Monday, June 23, 2008

New This Month: Cosmos Incorporated by Maurice G. Dantec

Sometimes while reading Cosmos Incorporated (Del Rey) I would stop and emotionally sit back on my haunches and think: this is where the future of SF/F is going. This in my hands, right here, right now. If it never got any better than this, it would be all right.

Based in Montreal, Canada, former punk rock songwriter and ad man Dantec is an extremely popular writer in France. Like his Babylon Babies, Cosmos Incorporated is an English translation of a French novel. One part cyperpunk, one park Orwelian ironic dystopia, one part Houellebecqian sharp lyricism and wide-stanced theology. In scope and content and style, Cosmos Incorporated is breathtaking.

The population of the world has been devastated by disease, misuse and war. What little has been left of earthly society is monitored by the Uniworld, a huge computer network -- think Internet on futuristic crack -- that has information on every individual left on earth. We see much of what’s left close to Sergei Diego Plotkin, a man with a deadly mission who will soon find himself with more -- and somehow less -- than he anticipated.

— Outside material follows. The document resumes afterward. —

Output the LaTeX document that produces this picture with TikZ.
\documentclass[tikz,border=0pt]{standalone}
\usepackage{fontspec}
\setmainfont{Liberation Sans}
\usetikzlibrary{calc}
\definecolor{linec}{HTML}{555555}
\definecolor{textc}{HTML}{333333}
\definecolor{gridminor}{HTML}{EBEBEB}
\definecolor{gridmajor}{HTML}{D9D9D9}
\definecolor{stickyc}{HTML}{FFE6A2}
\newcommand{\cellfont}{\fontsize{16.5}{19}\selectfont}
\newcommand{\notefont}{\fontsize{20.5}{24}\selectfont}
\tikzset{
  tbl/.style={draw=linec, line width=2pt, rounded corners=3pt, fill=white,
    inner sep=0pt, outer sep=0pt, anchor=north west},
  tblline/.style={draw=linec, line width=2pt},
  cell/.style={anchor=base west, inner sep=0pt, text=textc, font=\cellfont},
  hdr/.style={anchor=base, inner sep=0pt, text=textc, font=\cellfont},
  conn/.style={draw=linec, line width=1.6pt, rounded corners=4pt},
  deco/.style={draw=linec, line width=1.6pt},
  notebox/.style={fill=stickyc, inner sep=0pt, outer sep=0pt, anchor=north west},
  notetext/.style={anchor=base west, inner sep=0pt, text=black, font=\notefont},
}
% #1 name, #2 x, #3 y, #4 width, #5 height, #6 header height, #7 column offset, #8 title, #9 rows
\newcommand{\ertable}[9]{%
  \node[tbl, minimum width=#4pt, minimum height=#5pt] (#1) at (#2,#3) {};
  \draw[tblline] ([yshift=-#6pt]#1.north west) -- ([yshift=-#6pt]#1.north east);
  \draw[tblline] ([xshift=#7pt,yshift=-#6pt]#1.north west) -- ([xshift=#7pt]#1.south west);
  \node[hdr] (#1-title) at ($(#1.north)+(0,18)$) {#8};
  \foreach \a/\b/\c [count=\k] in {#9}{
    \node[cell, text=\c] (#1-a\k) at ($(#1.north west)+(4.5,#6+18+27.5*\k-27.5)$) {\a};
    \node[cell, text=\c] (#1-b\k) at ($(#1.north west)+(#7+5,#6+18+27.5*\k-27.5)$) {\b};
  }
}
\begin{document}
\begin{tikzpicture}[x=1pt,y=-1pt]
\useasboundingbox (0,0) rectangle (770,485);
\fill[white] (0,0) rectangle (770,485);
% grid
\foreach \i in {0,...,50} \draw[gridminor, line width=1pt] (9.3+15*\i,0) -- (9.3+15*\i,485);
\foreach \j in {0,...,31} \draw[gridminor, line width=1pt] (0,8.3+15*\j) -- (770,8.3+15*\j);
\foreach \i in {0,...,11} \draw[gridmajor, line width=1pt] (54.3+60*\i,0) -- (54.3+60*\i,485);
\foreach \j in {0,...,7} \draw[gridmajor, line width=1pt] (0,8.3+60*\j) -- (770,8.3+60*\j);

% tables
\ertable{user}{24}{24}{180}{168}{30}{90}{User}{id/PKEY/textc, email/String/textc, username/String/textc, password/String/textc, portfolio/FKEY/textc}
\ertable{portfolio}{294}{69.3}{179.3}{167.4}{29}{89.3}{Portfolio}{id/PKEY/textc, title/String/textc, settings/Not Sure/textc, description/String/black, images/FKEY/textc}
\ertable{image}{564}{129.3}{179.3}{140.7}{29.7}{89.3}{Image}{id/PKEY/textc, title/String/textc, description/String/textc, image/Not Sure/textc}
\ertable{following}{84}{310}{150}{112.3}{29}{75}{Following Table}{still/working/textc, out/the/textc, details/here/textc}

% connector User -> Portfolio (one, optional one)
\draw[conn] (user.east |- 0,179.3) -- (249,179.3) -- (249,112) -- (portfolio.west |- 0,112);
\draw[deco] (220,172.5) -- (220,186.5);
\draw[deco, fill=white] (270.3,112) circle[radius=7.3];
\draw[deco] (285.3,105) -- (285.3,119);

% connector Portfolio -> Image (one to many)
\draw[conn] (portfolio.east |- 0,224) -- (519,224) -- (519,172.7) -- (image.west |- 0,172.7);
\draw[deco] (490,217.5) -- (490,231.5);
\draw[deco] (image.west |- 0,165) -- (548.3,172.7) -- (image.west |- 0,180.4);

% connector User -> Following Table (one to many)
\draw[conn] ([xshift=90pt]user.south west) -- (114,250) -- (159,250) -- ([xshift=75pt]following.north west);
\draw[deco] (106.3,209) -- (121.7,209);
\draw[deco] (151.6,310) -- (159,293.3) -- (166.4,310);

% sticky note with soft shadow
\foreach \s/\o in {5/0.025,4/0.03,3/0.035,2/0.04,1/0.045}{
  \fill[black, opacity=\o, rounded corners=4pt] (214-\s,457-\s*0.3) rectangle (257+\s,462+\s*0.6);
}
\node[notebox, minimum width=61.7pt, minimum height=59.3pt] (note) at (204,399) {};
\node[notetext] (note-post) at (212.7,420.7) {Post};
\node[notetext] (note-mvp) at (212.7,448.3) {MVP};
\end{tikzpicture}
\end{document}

Expect a lot of interest in Cosmos Incorporated. Babylon Babies -- which was the first Dantec novel to be translated into English -- will be released as Babylon A.D. in feature film form at the end of August and starring Vin Diesel. About a month before that, Del Rey will release a mass market version of Babylon Babies. All of that should conspire to make readers take note of Dantec’s most recent work. And that’s a good thing, because this is a writer worthy of the attention and many fans who have already read the book in French claim this is the writer’s best work to date.

To be clear, Cosmos Incorporated will not be for everyone. Not by a longshot. But if you like your SF/F with a heavy dose of discordance and the roving threat of electricity, this one may well be for you.